加えて、サポート窓口の担当者(人間)は、AIでは対応が難しい「顧客データのファネル分析の実現方法」や「カスタマージャーニーの収集」といった、専門的かつ複雑な問い合わせに集中できるようになります。AIを活用することで、カスタマーサポート領域を超えたご相談にも、より迅速かつ正確に対応できるよう努めて参ります。
カスタマーサポートの理想の姿は「サポートが不要になること」
今回の学びを経て、「カスタマーサポート領域におけるAI活用の変化と、それがもたらす未来」についても3人に聞きました。
山脇は、AIがもたらす変化に期待を寄せています。
「現在も人材育成にAIを活用していますが、今後はより広い範囲で活用できると思います。一例ですが、人間の代わりにロールプレイングを実施する、問い合わせ対応のシミュレーションを行う、スキル評価の効率化を図るなどです。人間にしかできない業務により集中できるようになるため、お客様の利便性向上だけでなく、ビジネス機会の創出支援などの新しい価値提供もできるようになるのではないかと考えています」
池田はカスタマーサポート領域の理想的な姿について、次のように語りました。
「理想を言えば、プロダクトは『サポートが不要な状態』が望ましいと考えています。つまり、サポート担当がいなくてもスムーズに利用できる状態です。お客様が使い方を知るために問い合わせをしなければならないのは、不便ですよね。これを実現する手段としては、プロダクトの開発段階からAIを活用してユーザビリティを向上させたり、システム内でユーザーの動きを検知し、問い合わせが発生する前にAIが解決策を提案するなど、現時点でも複数考えられます。
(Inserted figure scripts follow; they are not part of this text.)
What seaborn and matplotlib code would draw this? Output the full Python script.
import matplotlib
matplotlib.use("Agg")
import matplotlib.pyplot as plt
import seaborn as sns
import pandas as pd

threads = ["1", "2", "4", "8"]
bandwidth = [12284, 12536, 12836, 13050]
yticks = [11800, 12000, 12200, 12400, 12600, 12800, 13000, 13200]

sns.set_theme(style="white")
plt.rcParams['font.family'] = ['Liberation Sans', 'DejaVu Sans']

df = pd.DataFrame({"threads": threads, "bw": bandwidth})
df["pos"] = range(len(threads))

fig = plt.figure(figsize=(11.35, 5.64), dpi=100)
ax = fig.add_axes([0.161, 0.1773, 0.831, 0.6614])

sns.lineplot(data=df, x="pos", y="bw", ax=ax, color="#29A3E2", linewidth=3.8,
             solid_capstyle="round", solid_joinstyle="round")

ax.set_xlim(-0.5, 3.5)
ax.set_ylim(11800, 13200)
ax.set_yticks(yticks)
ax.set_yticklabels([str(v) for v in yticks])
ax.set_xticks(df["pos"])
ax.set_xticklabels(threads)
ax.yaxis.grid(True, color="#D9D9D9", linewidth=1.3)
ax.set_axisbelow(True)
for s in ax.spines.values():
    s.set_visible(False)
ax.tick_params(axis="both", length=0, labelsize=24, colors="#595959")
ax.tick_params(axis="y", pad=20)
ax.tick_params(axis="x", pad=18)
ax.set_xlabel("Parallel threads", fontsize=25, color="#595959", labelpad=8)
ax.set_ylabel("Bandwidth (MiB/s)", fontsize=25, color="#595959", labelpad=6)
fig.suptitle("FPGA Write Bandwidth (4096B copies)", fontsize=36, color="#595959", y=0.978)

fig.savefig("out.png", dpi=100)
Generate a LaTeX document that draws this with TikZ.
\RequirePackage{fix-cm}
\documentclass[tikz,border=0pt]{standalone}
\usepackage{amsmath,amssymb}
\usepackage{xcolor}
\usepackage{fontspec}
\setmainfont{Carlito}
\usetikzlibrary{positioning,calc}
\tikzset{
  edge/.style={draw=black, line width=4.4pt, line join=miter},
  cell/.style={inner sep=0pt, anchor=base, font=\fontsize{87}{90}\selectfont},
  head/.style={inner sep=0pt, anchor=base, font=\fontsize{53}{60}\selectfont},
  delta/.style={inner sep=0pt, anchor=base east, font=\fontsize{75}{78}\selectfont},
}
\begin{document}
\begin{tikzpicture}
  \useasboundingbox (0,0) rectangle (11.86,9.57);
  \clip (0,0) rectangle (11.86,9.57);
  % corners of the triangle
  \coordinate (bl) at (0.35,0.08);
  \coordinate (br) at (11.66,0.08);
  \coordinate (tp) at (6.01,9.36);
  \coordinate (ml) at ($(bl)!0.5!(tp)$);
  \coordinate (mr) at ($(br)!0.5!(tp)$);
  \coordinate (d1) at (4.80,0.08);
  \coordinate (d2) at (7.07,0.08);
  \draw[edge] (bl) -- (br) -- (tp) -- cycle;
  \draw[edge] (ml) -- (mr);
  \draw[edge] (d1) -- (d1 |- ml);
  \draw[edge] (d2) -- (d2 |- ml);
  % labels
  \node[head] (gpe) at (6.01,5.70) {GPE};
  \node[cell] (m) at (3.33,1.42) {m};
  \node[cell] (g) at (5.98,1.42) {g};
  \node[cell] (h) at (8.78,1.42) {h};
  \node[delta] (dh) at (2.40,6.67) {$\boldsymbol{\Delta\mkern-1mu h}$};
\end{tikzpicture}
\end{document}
今後は、AIの進化を見据えて、開発や営業などの部門とも連携しながら、『お客様がストレスなく、意図通りにプロダクトを利用できる世界』を目指すようになるのではないでしょうか」
吉田は、AIの活用がさらに一般化し、プロダクト自体もAIを活用したものへと変わっていくと語ります。
「私たちサポートグループも、スキルや体制を常にアップデートしていく必要があります。近い将来、ユーザーの行動分析やFAQ・ヘルプページの作成といった業務はAIの役割にシフトするでしょう」
続けて、これからのサポート担当者に求められる役割について、次のように述べました。
「AIが提供する情報を理解したうえで、お客様の複雑な課題を効果的に解消すること、つまり人間が担うべき専門性を高めることがより重要になると考えています」
今回の取り組みは、AI活用が進む未来を見据えた組織機能向上への大きな一歩だったと、エントリーを通じて得た手応えを語りました。
いかがでしたでしょうか。
当社は今回の経験を活かし、お客様の利便性向上だけでなく、事業成長や理想実現に向けてさまざまなご支援を続けてまいります。シナジーマーケティングの今後のサービス提供に、ぜひご期待ください。